>> start MATERIAL PROVIDED

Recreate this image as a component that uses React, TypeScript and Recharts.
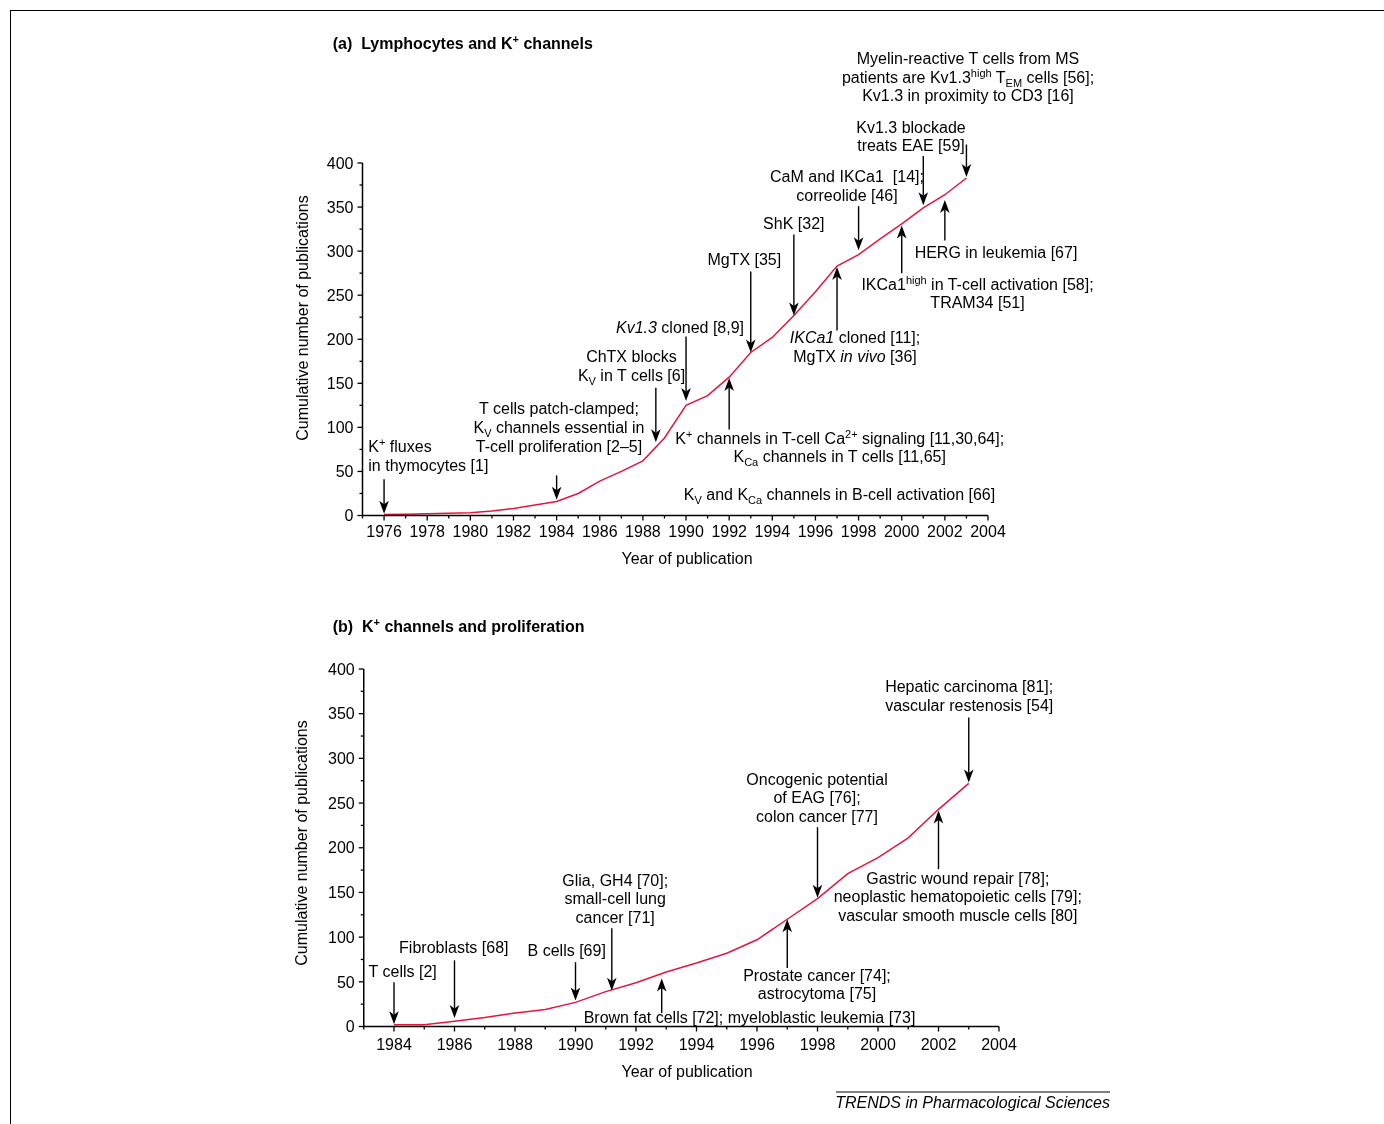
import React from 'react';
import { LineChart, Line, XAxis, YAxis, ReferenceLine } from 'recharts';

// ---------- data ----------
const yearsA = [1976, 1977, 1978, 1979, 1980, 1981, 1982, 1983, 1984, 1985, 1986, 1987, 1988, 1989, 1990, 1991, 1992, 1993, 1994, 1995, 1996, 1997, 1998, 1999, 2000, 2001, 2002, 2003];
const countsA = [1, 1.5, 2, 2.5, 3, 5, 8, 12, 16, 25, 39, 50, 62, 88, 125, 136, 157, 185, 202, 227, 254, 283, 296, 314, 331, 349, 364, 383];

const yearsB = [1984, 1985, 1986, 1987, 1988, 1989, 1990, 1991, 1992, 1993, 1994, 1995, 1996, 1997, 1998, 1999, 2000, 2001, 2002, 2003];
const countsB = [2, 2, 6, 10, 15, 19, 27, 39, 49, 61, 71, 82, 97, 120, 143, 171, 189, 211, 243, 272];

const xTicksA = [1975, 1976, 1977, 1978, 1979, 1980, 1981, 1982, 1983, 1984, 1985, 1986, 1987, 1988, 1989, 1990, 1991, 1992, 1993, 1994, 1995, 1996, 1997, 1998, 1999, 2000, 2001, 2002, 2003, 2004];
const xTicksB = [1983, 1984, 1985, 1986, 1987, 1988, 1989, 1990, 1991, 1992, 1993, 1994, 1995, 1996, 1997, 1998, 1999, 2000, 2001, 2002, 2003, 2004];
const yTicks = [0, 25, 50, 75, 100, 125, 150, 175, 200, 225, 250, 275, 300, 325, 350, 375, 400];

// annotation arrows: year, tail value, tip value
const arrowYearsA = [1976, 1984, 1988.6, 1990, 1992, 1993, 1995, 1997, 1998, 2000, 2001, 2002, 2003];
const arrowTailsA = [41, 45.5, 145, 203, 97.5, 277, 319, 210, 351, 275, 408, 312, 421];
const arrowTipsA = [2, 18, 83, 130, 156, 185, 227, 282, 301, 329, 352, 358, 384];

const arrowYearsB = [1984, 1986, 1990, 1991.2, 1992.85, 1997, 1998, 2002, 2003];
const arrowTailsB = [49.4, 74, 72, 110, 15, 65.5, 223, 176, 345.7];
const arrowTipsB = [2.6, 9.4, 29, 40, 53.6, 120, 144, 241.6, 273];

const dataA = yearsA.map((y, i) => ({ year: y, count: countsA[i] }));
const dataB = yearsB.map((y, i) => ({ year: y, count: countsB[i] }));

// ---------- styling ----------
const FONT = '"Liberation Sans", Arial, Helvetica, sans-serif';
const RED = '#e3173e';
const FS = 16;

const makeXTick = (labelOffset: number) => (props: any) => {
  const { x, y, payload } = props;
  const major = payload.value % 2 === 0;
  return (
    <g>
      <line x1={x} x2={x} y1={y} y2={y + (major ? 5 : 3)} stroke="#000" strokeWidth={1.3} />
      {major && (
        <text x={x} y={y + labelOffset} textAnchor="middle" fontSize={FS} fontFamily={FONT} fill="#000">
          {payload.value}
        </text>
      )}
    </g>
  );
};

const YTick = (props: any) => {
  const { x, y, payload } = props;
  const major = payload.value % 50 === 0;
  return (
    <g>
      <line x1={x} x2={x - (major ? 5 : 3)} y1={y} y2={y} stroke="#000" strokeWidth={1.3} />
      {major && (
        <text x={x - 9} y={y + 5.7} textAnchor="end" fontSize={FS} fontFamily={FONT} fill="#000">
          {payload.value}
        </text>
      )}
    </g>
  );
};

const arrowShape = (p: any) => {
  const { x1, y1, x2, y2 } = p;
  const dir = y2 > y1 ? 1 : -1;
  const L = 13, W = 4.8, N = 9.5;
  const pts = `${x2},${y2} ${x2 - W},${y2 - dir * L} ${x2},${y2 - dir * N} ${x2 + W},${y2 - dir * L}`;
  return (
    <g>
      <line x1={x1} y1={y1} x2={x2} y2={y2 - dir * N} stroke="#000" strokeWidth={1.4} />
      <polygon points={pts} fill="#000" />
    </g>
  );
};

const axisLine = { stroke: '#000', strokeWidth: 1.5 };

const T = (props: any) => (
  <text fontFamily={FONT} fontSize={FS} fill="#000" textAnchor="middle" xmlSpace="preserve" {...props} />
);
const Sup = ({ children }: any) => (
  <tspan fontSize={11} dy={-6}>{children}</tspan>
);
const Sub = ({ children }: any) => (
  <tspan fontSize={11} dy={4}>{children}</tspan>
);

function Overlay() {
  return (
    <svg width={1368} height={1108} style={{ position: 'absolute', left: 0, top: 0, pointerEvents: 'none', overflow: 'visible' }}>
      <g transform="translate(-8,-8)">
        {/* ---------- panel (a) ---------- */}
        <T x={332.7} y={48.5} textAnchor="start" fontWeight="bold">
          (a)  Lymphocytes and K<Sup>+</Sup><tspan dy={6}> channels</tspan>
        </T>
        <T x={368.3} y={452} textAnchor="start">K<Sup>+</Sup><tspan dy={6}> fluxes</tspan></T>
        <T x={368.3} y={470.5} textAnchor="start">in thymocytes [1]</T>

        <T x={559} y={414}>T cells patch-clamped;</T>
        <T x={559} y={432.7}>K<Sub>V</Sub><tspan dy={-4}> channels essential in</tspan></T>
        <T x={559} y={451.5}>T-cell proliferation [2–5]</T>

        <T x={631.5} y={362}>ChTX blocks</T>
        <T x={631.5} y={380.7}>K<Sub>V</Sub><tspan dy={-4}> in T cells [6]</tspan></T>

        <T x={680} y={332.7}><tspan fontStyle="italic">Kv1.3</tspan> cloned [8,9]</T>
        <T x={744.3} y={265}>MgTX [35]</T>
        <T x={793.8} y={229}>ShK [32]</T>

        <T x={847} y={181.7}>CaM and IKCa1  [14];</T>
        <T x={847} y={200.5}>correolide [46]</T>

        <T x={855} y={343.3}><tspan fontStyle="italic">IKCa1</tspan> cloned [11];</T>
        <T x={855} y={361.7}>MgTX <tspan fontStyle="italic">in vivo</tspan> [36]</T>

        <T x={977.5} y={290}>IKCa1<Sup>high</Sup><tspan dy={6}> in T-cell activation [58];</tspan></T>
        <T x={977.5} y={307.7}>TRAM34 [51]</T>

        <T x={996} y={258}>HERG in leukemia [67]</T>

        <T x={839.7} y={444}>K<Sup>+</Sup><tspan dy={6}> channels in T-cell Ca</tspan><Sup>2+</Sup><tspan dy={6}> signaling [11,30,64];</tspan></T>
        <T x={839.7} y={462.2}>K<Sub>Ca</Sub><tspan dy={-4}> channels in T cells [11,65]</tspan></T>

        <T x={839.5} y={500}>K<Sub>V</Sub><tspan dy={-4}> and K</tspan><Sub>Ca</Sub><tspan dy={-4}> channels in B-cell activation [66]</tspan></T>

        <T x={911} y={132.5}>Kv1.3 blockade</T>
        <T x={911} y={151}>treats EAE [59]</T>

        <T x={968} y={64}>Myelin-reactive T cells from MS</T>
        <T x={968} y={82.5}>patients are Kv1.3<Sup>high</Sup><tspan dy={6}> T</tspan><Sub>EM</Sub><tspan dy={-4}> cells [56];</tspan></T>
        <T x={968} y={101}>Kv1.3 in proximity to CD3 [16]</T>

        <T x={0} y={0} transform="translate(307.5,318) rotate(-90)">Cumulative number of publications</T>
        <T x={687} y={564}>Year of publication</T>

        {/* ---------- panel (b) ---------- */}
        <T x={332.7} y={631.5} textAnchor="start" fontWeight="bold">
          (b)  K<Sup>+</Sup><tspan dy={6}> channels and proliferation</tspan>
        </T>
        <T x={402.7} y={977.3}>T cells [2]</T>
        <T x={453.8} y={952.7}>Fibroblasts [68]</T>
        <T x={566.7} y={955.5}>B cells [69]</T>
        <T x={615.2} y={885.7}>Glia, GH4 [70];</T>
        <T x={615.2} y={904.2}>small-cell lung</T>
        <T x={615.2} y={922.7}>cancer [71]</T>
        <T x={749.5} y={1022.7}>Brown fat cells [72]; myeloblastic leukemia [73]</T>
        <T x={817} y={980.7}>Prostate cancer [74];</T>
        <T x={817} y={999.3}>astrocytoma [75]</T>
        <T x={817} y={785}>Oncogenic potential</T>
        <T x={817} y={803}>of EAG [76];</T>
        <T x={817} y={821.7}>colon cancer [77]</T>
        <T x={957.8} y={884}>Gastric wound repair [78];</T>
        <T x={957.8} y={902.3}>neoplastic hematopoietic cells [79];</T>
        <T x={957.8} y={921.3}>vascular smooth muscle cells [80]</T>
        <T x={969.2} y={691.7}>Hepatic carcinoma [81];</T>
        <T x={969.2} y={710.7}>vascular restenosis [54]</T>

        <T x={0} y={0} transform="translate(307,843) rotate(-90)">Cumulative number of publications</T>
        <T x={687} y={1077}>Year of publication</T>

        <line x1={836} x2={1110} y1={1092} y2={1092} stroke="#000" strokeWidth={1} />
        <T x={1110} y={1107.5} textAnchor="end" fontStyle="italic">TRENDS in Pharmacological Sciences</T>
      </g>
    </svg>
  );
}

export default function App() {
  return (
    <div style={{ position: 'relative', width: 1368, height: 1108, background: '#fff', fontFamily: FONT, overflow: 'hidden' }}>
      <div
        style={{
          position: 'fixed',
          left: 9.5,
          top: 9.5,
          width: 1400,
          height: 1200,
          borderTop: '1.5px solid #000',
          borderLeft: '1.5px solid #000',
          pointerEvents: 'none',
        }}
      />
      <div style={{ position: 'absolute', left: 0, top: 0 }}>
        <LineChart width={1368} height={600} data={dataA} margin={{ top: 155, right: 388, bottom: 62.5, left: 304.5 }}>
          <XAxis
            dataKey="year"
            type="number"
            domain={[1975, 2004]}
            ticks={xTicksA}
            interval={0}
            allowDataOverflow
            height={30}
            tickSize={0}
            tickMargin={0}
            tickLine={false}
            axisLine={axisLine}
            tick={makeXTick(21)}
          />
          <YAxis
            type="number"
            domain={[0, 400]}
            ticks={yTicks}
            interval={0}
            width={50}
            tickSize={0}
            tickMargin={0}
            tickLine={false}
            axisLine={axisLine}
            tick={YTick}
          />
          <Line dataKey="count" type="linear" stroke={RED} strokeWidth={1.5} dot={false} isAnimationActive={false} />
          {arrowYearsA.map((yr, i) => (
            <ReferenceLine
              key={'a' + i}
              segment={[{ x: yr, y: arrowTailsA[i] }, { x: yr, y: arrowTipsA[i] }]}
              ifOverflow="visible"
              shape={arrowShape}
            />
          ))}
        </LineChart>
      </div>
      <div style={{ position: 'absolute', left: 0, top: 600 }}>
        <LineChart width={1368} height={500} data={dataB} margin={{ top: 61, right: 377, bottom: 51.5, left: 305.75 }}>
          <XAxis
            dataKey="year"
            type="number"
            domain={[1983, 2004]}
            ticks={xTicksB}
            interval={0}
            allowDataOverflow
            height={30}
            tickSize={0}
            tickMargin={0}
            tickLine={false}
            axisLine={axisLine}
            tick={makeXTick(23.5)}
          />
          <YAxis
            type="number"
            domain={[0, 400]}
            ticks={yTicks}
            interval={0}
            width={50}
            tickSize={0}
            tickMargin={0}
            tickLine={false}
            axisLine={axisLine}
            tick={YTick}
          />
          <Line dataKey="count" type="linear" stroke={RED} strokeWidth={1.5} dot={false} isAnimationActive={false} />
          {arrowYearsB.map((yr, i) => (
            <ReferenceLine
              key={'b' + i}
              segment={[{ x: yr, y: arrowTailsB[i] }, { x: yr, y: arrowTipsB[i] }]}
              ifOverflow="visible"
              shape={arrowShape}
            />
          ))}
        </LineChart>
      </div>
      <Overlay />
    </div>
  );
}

>> end MATERIAL PROVIDED

[WHAT IS REQUIRED]
Each line from the top of the material through the line containing "XAxis, YAxis, ReferenceLine" should be reproduced exactly; please drop any images.

[FINAL RESULT]
Recreate this image as a component that uses React, TypeScript and Recharts.
import React from 'react';
import { LineChart, Line, XAxis, YAxis, ReferenceLine } from 'recharts';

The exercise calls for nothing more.